» **TASK TO CARRY OUT**
Retype word for word the first line of the listing and each line after it up to the line with "Crude Spot Price", with the pictures taken out.

» **PROVIDED MATERIAL**
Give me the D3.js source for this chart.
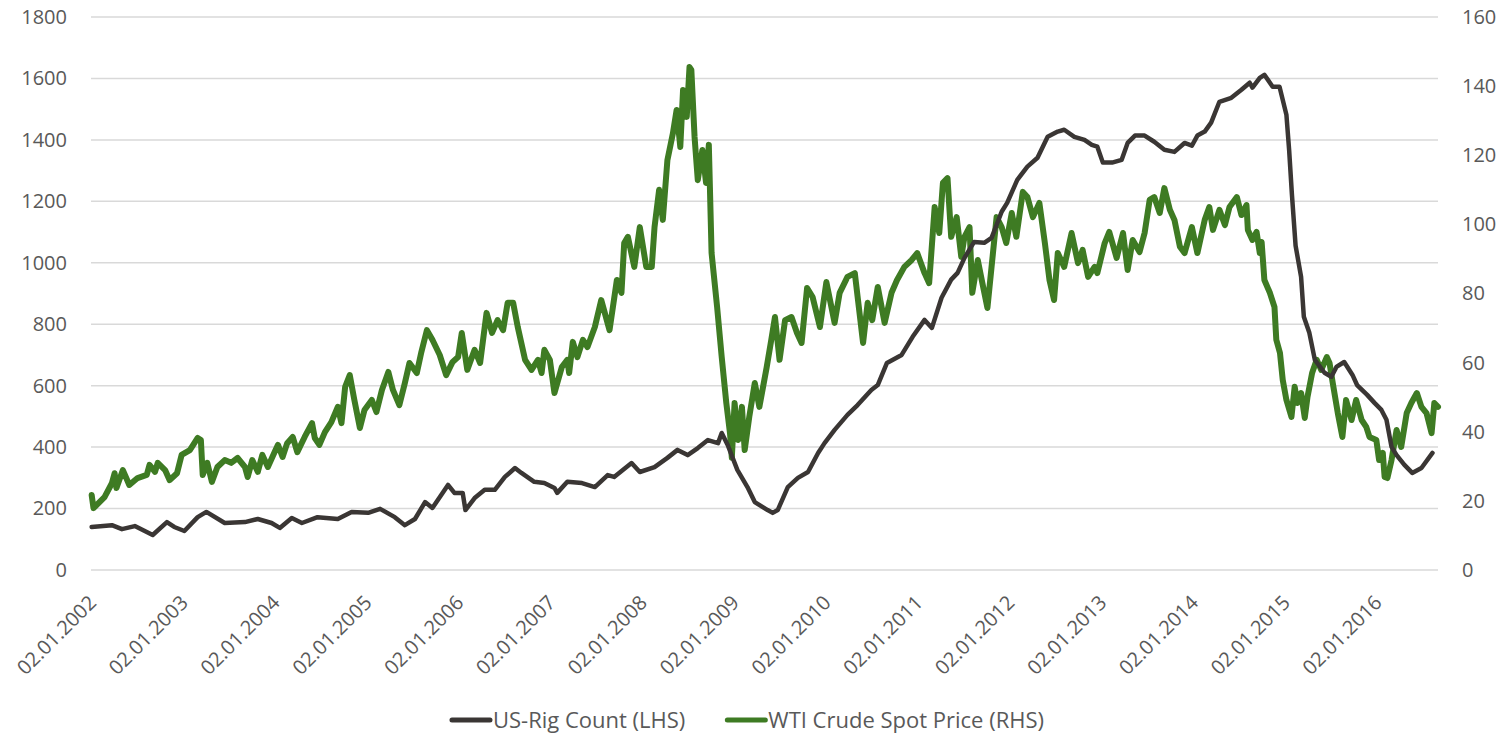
<!DOCTYPE html>
<html><head><meta charset="utf-8">
<script src="https://cdn.jsdelivr.net/npm/d3@7"></script>
<style>
html,body{margin:0;padding:0;background:#fff;}
svg text{font-family:"Open Sans",sans-serif;fill:#595959;}
</style></head>
<body><svg id="c" width="1504" height="736"></svg>
<script>
// ---- DATA (times are fractional years) ----
const tickYears = [2002,2003,2004,2005,2006,2007,2008,2009,2010,2011,2012,2013,2014,2015,2016];
const leftTicks = [0,200,400,600,800,1000,1200,1400,1600,1800];
const rightTicks = [0,20,40,60,80,100,120,140,160];
const seriesNames = ["US-Rig Count (LHS)", "WTI Crude Spot Price (RHS)"];

const rigTime = [2002.01,2002.23,2002.34,2002.48,2002.61,2002.675,2002.83,2002.91,2003.02,2003.165,2003.26,2003.46,2003.68,2003.82,2003.97,2004.06,2004.19,2004.30,2004.47,2004.69,2004.84,2005.02,2005.15,2005.31,2005.42,2005.53,2005.64,2005.72,2005.89,2005.96,2006.05,2006.08,2006.18,2006.29,2006.40,2006.51,2006.62,2006.69,2006.83,2006.94,2007.05,2007.08,2007.19,2007.35,2007.49,2007.63,2007.70,2007.89,2007.98,2008.14,2008.28,2008.39,2008.50,2008.61,2008.72,2008.83,2008.87,2008.935,2009.04,2009.15,2009.23,2009.37,2009.425,2009.48,2009.59,2009.70,2009.81,2009.92,2009.99,2010.10,2010.24,2010.35,2010.50,2010.57,2010.67,2010.83,2010.95,2011.08,2011.16,2011.265,2011.37,2011.44,2011.515,2011.62,2011.73,2011.81,2011.92,2011.98,2012.09,2012.20,2012.31,2012.42,2012.53,2012.60,2012.71,2012.82,2012.90,2012.96,2013.02,2013.12,2013.225,2013.29,2013.37,2013.475,2013.58,2013.69,2013.80,2013.91,2013.99,2014.05,2014.13,2014.20,2014.29,2014.42,2014.53,2014.62,2014.65,2014.73,2014.78,2014.87,2014.945,2015.02,2015.05,2015.08,2015.12,2015.18,2015.21,2015.27,2015.33,2015.435,2015.51,2015.565,2015.65,2015.74,2015.79,2015.90,2015.98,2016.055,2016.11,2016.165,2016.22,2016.305,2016.39,2016.49,2016.61];
const rigCount = [140,146,133,143,124,114,156,140,127,172,189,153,156,166,153,137,169,153,172,166,189,186,199,172,146,166,221,202,277,251,251,195,234,261,261,303,332,316,287,283,267,251,287,283,270,309,303,348,319,335,365,391,374,397,423,413,446,407,326,270,221,195,186,195,270,300,319,381,413,456,505,537,586,602,674,700,759,814,788,886,945,967,1016,1068,1065,1081,1166,1195,1270,1313,1342,1410,1427,1433,1410,1400,1384,1378,1326,1326,1335,1390,1414,1414,1394,1368,1361,1390,1381,1414,1427,1456,1524,1537,1563,1586,1570,1602,1612,1573,1573,1482,1366,1223,1056,954,824,772,684,642,629,661,677,635,602,570,544,521,489,401,374,342,316,332,381];

const wtiTime = [2002.01,2002.03,2002.15,2002.23,2002.26,2002.28,2002.35,2002.42,2002.51,2002.61,2002.64,2002.70,2002.73,2002.81,2002.86,2002.94,2002.99,2003.08,2003.165,2003.20,2003.22,2003.27,2003.32,2003.38,2003.46,2003.53,2003.60,2003.68,2003.71,2003.76,2003.82,2003.87,2003.93,2004.00,2004.04,2004.09,2004.14,2004.20,2004.25,2004.33,2004.41,2004.44,2004.49,2004.55,2004.62,2004.69,2004.73,2004.77,2004.82,2004.87,2004.93,2004.98,2005.06,2005.11,2005.17,2005.24,2005.29,2005.36,2005.42,2005.47,2005.55,2005.60,2005.66,2005.72,2005.80,2005.87,2005.94,2006.00,2006.04,2006.10,2006.18,2006.24,2006.31,2006.37,2006.43,2006.49,2006.54,2006.60,2006.65,2006.73,2006.80,2006.87,2006.91,2006.94,2007.00,2007.05,2007.13,2007.19,2007.21,2007.25,2007.30,2007.36,2007.41,2007.49,2007.56,2007.62,2007.65,2007.73,2007.78,2007.81,2007.85,2007.92,2007.98,2008.05,2008.11,2008.14,2008.19,2008.23,2008.28,2008.34,2008.38,2008.42,2008.45,2008.49,2008.52,2008.54,2008.575,2008.61,2008.66,2008.70,2008.73,2008.76,2008.82,2008.87,2008.92,2008.96,2008.98,2009.01,2009.05,2009.09,2009.12,2009.17,2009.23,2009.28,2009.36,2009.41,2009.45,2009.50,2009.56,2009.63,2009.69,2009.74,2009.80,2009.86,2009.94,2010.01,2010.10,2010.155,2010.24,2010.32,2010.41,2010.46,2010.51,2010.57,2010.645,2010.72,2010.78,2010.86,2010.94,2011.00,2011.08,2011.13,2011.19,2011.24,2011.28,2011.33,2011.37,2011.43,2011.48,2011.515,2011.57,2011.60,2011.66,2011.71,2011.765,2011.81,2011.865,2011.92,2011.97,2012.03,2012.08,2012.15,2012.20,2012.26,2012.33,2012.39,2012.44,2012.49,2012.53,2012.60,2012.68,2012.75,2012.80,2012.86,2012.93,2012.96,2013.04,2013.09,2013.17,2013.24,2013.29,2013.345,2013.42,2013.475,2013.53,2013.58,2013.64,2013.69,2013.75,2013.80,2013.86,2013.91,2013.99,2014.05,2014.13,2014.18,2014.22,2014.29,2014.35,2014.40,2014.48,2014.53,2014.585,2014.60,2014.65,2014.695,2014.73,2014.75,2014.78,2014.84,2014.89,2014.91,2014.95,2014.98,2015.02,2015.075,2015.11,2015.14,2015.18,2015.22,2015.25,2015.30,2015.35,2015.40,2015.46,2015.49,2015.525,2015.58,2015.63,2015.67,2015.73,2015.78,2015.84,2015.89,2015.925,2016.00,2016.03,2016.07,2016.09,2016.12,2016.165,2016.22,2016.27,2016.33,2016.38,2016.44,2016.49,2016.545,2016.60,2016.63,2016.67];
const wtiPrice = [21.7,17.9,21.1,25.1,28.0,23.7,28.9,24.6,26.6,27.5,30.4,28.4,31.0,28.9,26.0,28.0,33.3,34.7,38.2,37.6,27.5,31.0,25.5,29.8,31.8,31.0,32.4,29.8,26.9,31.8,28.4,33.3,29.8,33.9,36.2,32.7,36.7,38.5,34.1,38.5,42.5,38.2,36.2,39.9,42.8,47.2,42.5,53.0,56.4,49.2,41.1,46.3,49.2,45.7,52.1,57.3,52.1,47.7,54.1,59.9,57.0,63.1,69.4,66.6,62.2,56.4,60.2,61.6,68.6,57.9,63.7,59.9,74.4,68.6,72.3,69.4,77.3,77.3,70.3,60.8,57.9,60.8,57.0,63.7,60.8,51.2,58.7,60.8,57.0,66.0,61.6,66.6,64.5,70.3,78.1,72.3,69.4,83.9,80.2,94.6,96.4,87.7,99.2,87.7,87.7,99.2,110,101.3,118.6,126.4,133.1,122.4,138.9,131.1,145.5,144.7,125.3,112.8,121.5,112,123,91.7,76.1,61.6,48.3,39.6,32.5,48.3,37.6,47.2,34.7,44.3,54.1,47.2,58.7,66.6,73.2,60.8,72.3,73.2,68.6,65.7,81.6,79.0,70.3,83.3,71.5,80.2,84.8,85.9,65.7,77.3,72.3,81.9,71.5,80.2,83.9,87.7,89.7,91.7,85.9,83.0,105,97.5,112,113.4,96.4,102.1,90.6,96.4,99.2,80.2,89.7,83.0,75.8,87.7,102.1,99.2,94.6,103.3,96.4,109.4,107.9,102.1,106.2,94.6,83.9,78.1,91.7,87.7,97.5,88.8,92.6,84.8,87.7,85.9,94.6,97.8,90.3,97.5,86.8,95.5,92.0,97.5,107.1,107.9,103.3,110.5,104.2,101.3,93.5,91.7,99.2,91.7,101.3,105,98.4,104.2,99.8,105,107.9,102.7,105.6,98.4,95.5,97.8,91.7,94.9,83.9,80.2,76.1,66.6,62.8,55.0,49.2,44.3,53.0,48.3,51.2,44.0,50.1,57.0,60.8,57.9,61.6,59.9,54.1,45.4,38.5,49.2,43.4,49.2,43.4,41.4,38.5,37.6,31.8,33.9,26.9,26.6,31.8,40.5,35.6,45.4,48.3,51.2,47.2,45.4,39.6,48.3,47.2];

// ---- helpers ----
function fy(t){ const y=Math.floor(t); const a=Date.UTC(y,0,1), b=Date.UTC(y+1,0,1); return new Date(a+(t-y)*(b-a)); }
const fmt = d3.utcFormat("%d.%m.%Y");

const svg = d3.select("#c");
const M = {l:91, r:1438, t:17, b:570};
const x = d3.scaleUtc().domain([new Date(Date.UTC(2002,0,2)), fy(2016.67)]).range([M.l, M.r]);
const yL = d3.scaleLinear().domain([0,1800]).range([M.b, M.t]);
const yR = d3.scaleLinear().domain([0,160]).range([M.b, M.t]);

// gridlines
svg.append("g").selectAll("line").data(leftTicks).join("line")
  .attr("x1", M.l).attr("x2", M.r)
  .attr("y1", d=>yL(d)).attr("y2", d=>yL(d))
  .attr("stroke", "#d9d9d9").attr("stroke-width", 1.5);

// left axis
const la = svg.append("g").attr("transform", `translate(${M.l},0)`)
  .call(d3.axisLeft(yL).tickValues(leftTicks).tickFormat(d3.format("d")).tickSize(0).tickPadding(24));
la.select(".domain").remove();
la.selectAll("text").style("font-size","20px").attr("fill","#595959");

// right axis
const ra = svg.append("g").attr("transform", `translate(${M.r},0)`)
  .call(d3.axisRight(yR).tickValues(rightTicks).tickFormat(d3.format("d")).tickSize(0).tickPadding(24));
ra.select(".domain").remove();
ra.selectAll("text").style("font-size","20px").attr("fill","#595959");

// x axis labels
const xTicks = tickYears.map(y => new Date(Date.UTC(y,0,2)));
const xa = svg.append("g").attr("transform", `translate(0,${M.b})`)
  .call(d3.axisBottom(x).tickValues(xTicks).tickFormat(fmt).tickSize(0));
xa.select(".domain").remove();
xa.selectAll("text")
  .style("font-size","20px").attr("fill","#595959")
  .attr("text-anchor","end").attr("dy",null).attr("y",null)
  .attr("transform","translate(6,34) rotate(-45)");

// lines
const rigData = rigTime.map((t,i)=>({d:fy(t), v:rigCount[i]}));
const wtiData = wtiTime.map((t,i)=>({d:fy(t), v:wtiPrice[i]}));
const colors = ["#3a3634", "#3e7b23"];

svg.append("path").datum(wtiData)
  .attr("d", d3.line().x(d=>x(d.d)).y(d=>yR(d.v)))
  .attr("fill","none").attr("stroke",colors[1]).attr("stroke-width",6)
  .attr("stroke-linejoin","round").attr("stroke-linecap","round");
svg.append("path").datum(rigData)
  .attr("d", d3.line().x(d=>x(d.d)).y(d=>yL(d.v)))
  .attr("fill","none").attr("stroke",colors[0]).attr("stroke-width",4.5)
  .attr("stroke-linejoin","round").attr("stroke-linecap","round");

// legend
const lg = svg.append("g");
const items = lg.selectAll("g").data(seriesNames).join("g");
items.append("line").attr("x1",0).attr("x2",38).attr("y1",0).attr("y2",0)
  .attr("stroke",(d,i)=>colors[i]).attr("stroke-width",5).attr("stroke-linecap","round");
items.append("text").attr("x",41).attr("y",0).attr("dy","0.35em")
  .style("font-size","22px").attr("fill","#595959").text(d=>d);
const widths=[];
items.each(function(){ widths.push(this.getBBox().width); });
const gap = 42;
const total = widths.reduce((a,b)=>a+b,0) + gap*(widths.length-1);
const startX = 748 - total/2;
items.attr("transform", (d,i)=>{ const tx = startX + widths.slice(0,i).reduce((a,b)=>a+b,0) + gap*i; return `translate(${tx},720)`; });
</script></body></html>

» **RESPONSE BELOW**
Give me the D3.js source for this chart.
<!DOCTYPE html>
<html><head><meta charset="utf-8">
<script src="https://cdn.jsdelivr.net/npm/d3@7"></script>
<style>
html,body{margin:0;padding:0;background:#fff;}
svg text{font-family:"Open Sans",sans-serif;fill:#595959;}
</style></head>
<body><svg id="c" width="1504" height="736"></svg>
<script>
// ---- DATA (times are fractional years) ----
const tickYears = [2002,2003,2004,2005,2006,2007,2008,2009,2010,2011,2012,2013,2014,2015,2016];
const leftTicks = [0,200,400,600,800,1000,1200,1400,1600,1800];
const rightTicks = [0,20,40,60,80,100,120,140,160];
const seriesNames = ["US-Rig Count (LHS)", "WTI Crude Spot Price (RHS)"];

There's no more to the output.